Em noites avulsas, gostava de sair. Não caçava, apenas acontecia e naturalmente vivia os instantes. Era então que eles poderiam aparecer. E foram delírios encontrados entre sorrisos e olhares. Na conversa houve o encontro. Depois da segunda banda, a boate deixava para ambos de ser interessante, resolveram aproveitar as possibilidades do resto da noite. Foram a casa. Passaram tranqüilamente, mesmo bêbados, pela sala e corredor até o quarto. Como se o gozo os conduzisse. E foi a foda. Algo compreensivelmente delirante, como toda primeira noite ao experimentar um corpo virgem do seu toque. A cama baixa, quebrada de atos antigos, fora remodelada para charmosamente nipônica situar-se no chão. Onde por algum tempo habitaria dois corpos exaustos.


Na manhã seguinte após o sono curto e profundo, um beijo na face, um até logo e o corpo cansado dela voltaria pra cama, a chave calmamente girada na porta ao sair do amante.

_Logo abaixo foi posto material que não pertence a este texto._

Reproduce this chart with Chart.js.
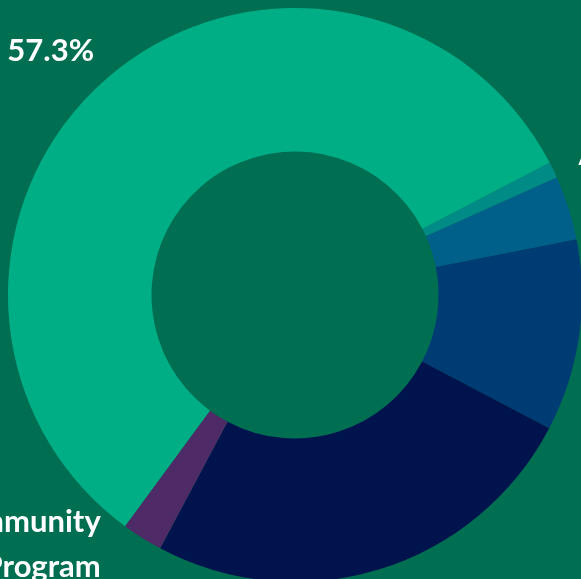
<!DOCTYPE html>
<html>
<head>
<meta charset="utf-8">
<script src="https://cdn.jsdelivr.net/npm/chart.js@4.4.1/dist/chart.umd.min.js"></script>
<style>
  html, body { margin: 0; padding: 0; background: #006E51; overflow: hidden; width: 581px; height: 579px; }
  #wrap { position: absolute; left: 0; top: 0; width: 590px; height: 590px; }
</style>
</head>
<body>
<div id="wrap"><canvas id="c" width="590" height="590"></canvas></div>
<script>
// ---- data ----
const categories = ["General Support", "Auxiliary Services", "Research Grants", "Public Service", "Instruction", "Community Program"];
const categoryLines = [["General Support"], ["Auxiliary Services"], ["Research Grants"], ["Public Service"], ["Instruction"], ["Community", "Program"]];
const values = [57.3, 0.9, 3.6, 10.8, 25.1, 2.3];
const colors = ["#00AE86", "#008B87", "#006089", "#003C74", "#00134D", "#4E2A66"];

const labelPlugin = {
  id: 'outLabels',
  afterDatasetsDraw(chart) {
    const ctx = chart.ctx;
    const meta = chart.getDatasetMeta(0);
    const total = values.reduce((a, b) => a + b, 0);
    ctx.save();
    ctx.fillStyle = '#FFFFFF';
    ctx.font = 'bold 31px Lato, "Open Sans", sans-serif';
    ctx.textBaseline = 'middle';
    const lh = 45;
    meta.data.forEach((arc, i) => {
      const p = arc.getProps(['x', 'y', 'startAngle', 'endAngle', 'outerRadius'], true);
      const mid = (p.startAngle + p.endAngle) / 2;
      const dx = Math.cos(mid), dy = Math.sin(mid);
      const left = dx < 0;
      const pct = (values[i] / total * 100).toFixed(1) + '%';
      const base = categoryLines[i];
      const lines = base.length === 1 ? [base[0] + ' ' + pct] : base;
      // last line sits on the label ring, block grows upward
      const yLast = p.y + dy * (p.outerRadius + 34);
      const yMid = yLast - (lines.length - 1) * lh / 2;
      const rx = p.outerRadius + 29;
      const off = Math.sqrt(Math.max(0, rx * rx - (yMid - p.y) * (yMid - p.y)));
      const ax = p.x + (left ? -off : off);
      ctx.textAlign = left ? 'right' : 'left';
      const y0 = yLast - (lines.length - 1) * lh;
      lines.forEach((ln, k) => ctx.fillText(ln, ax, y0 + k * lh));
    });
    ctx.restore();
  }
};

new Chart(document.getElementById('c'), {
  type: 'doughnut',
  data: {
    labels: categories,
    datasets: [{
      data: values,
      backgroundColor: colors,
      borderWidth: 0,
      hoverOffset: 0
    }]
  },
  options: {
    responsive: false,
    animation: false,
    rotation: 216.3,
    cutout: '50%',
    layout: { padding: 8 },
    plugins: {
      legend: { display: false },
      tooltip: { enabled: false }
    }
  },
  plugins: [labelPlugin]
});
</script>
</body>
</html>
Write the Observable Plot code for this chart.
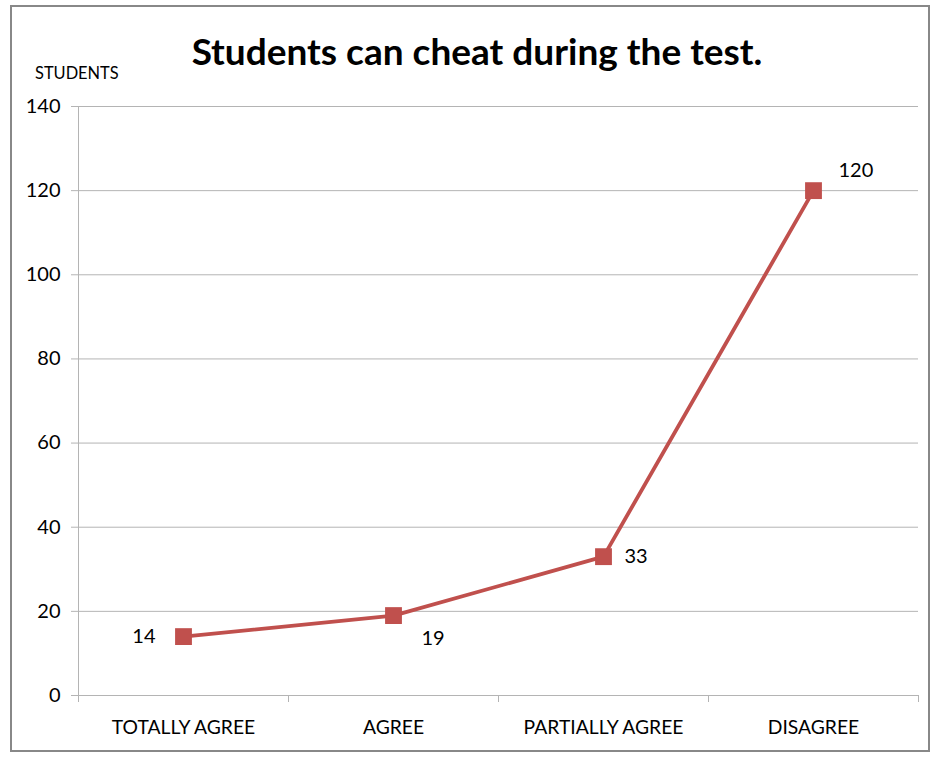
<!DOCTYPE html>
<html><head><meta charset="utf-8">
<script src="https://cdn.jsdelivr.net/npm/d3@7"></script>
<script src="https://cdn.jsdelivr.net/npm/@observablehq/plot@0.6"></script>
<style>
body{margin:0;background:#fff;font-family:Lato,sans-serif;color:#000}
#wrap{position:relative;width:932px;height:757px;overflow:hidden}
#border{position:absolute;left:10px;top:5px;width:916px;height:743px;border:2px solid #888;box-sizing:content-box}
#title{position:absolute;left:0;width:954px;top:29px;text-align:center;font-weight:bold;font-size:37px;line-height:44px}
#ylab{position:absolute;left:35px;top:63px;font-size:16.4px;line-height:20px}
#chart{position:absolute;left:0;top:0}
</style></head>
<body>
<div id="wrap">
<div id="border"></div>
<div id="chart"></div>
<div id="title">Students can cheat during the test.</div>
<div id="ylab">STUDENTS</div>
</div>
<script>
const categories = ["TOTALLY AGREE", "AGREE", "PARTIALLY AGREE", "DISAGREE"];
const values = [14, 19, 33, 120];
const yTicks = [0, 20, 40, 60, 80, 100, 120, 140];

const data = categories.map((c, i) => ({cat: c, i, value: values[i]}));
const pos = d => d.i + 0.5;
const grid = "#b4b4b4";
const red = "#c0504d";

const chart = Plot.plot({
  width: 932,
  height: 757,
  marginTop: 106,
  marginBottom: 62,
  marginLeft: 78,
  marginRight: 14,
  style: {fontFamily: "Lato, sans-serif", color: "#000", background: "transparent"},
  x: {type: "linear", domain: [0, categories.length]},
  y: {domain: [0, 140]},
  marks: [
    Plot.ruleY(yTicks, {stroke: grid, strokeWidth: 1}),
    Plot.ruleX([0], {stroke: grid, strokeWidth: 1}),
    Plot.axisY({ticks: yTicks, tickSize: 7, tickPadding: 11, stroke: grid, fill: "#000", fontSize: 20, label: null, tickFormat: d => String(d)}),
    Plot.axisX({ticks: d3.range(0, categories.length + 1), tickSize: 7, stroke: grid, tickFormat: () => "", label: null}),
    Plot.axisX({ticks: categories.map((c, i) => i + 0.5), tickSize: 0, tickPadding: 25, fill: "#000", fontSize: 19.3, label: null, tickFormat: d => categories[Math.round(d - 0.5)]}),
    Plot.line(data, {x: pos, y: "value", stroke: red, strokeWidth: 3.8}),
    Plot.dot(data, {x: pos, y: "value", symbol: "square", r: 9.5, fill: red, stroke: null}),
    Plot.text(data.filter(d => d.i === 0), {x: pos, y: "value", text: d => String(d.value), dx: -28, textAnchor: "end", fontSize: 20, fill: "#000"}),
    Plot.text(data.filter(d => d.i === 1), {x: pos, y: "value", text: d => String(d.value), dx: 28, dy: 23, textAnchor: "start", fontSize: 20, fill: "#000"}),
    Plot.text(data.filter(d => d.i === 2), {x: pos, y: "value", text: d => String(d.value), dx: 21, textAnchor: "start", fontSize: 20, fill: "#000"}),
    Plot.text(data.filter(d => d.i === 3), {x: pos, y: "value", text: d => String(d.value), dx: 25, dy: -20, textAnchor: "start", fontSize: 20, fill: "#000"})
  ]
});
document.getElementById("chart").appendChild(chart);
</script>
</body></html>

Após algumas horas, porque o domingo lhe permitia tempo de descanso, ao entrar em seu banheiro, um cheiro quase insuportável lhe impregnou o nariz. No vaso: o dejeto. Enorme, o maior que já vira. Descargas foram usadas, mas ele indiferentemente continuava lá a boiar. Lançou mão de baldes d´agua. Na força da água o asco do cheiro que suspirava do aparelho lhe provocou o vômito. Foi agora para a janela conseguir um ar mais tragável. E aí conseguiu ver no toldo do vizinho, abaixo ao seu, o caminho do vômito que jorrava dela, escorrendo na lona.


Voltou a cabeça para dentro. Era preciso ser mais incisiva agora. Por sua vida atribulada de estudos e trabalhos não teria, displicentemente, alguns utensílios domésticos que antes desse dia julgara desnecessários: desentupidor, luvas para lavar pratos. Afinal tinha uma lavadora de pratos e um aparelho digestivo de que nunca se preocupara.


Foi à cozinha em busca de “equipamentos”. Saco plástico em que poderia ser utilizado como luva. Volta ao banheiro com os mesmos amarrados, um em cada mão. Ao objetivo se lançou. Quebrou pacientemente o que deveria ser quebrado que logo após isso escorregariam suavemente pelo cano do aparelho até a fossa. Retornou à janela e com balde e um rodo, raspou o vômito do vizinho toldo.


Terminado tudo. Sensação de dever cumprido. Liga a televisão e se acomoda no sofá. Continuou o seu domingo. A vida tem dessas coisas.

NÃO CABER

a saudade não cabe em uma palavra
nem no quarto que se torna cada vez maior
tão pouco nas ruas estreitas de minha metrópole
a saudade se tornou maior que o suportável

AO MEU AMIGO EDELBERTO

e agora
José
a construção acabou
os pedreiros foram embora
José
e agora
como seus quartos estarão

ARBÓREO SER ( ou manifestação surrealista)

Estava no alto. Arboreamente protegido. Nadou por entre folhas. Mergulhando entre seu balançar de pernas, ficava a olhar o mundo de certa distância. Molestava as frutas de vez em quando, apenas quando tinha vontade. Seu olhar ficava em cinza, verde e azul. De onde estava esperava. Apenas esperava a oportunidade de descer.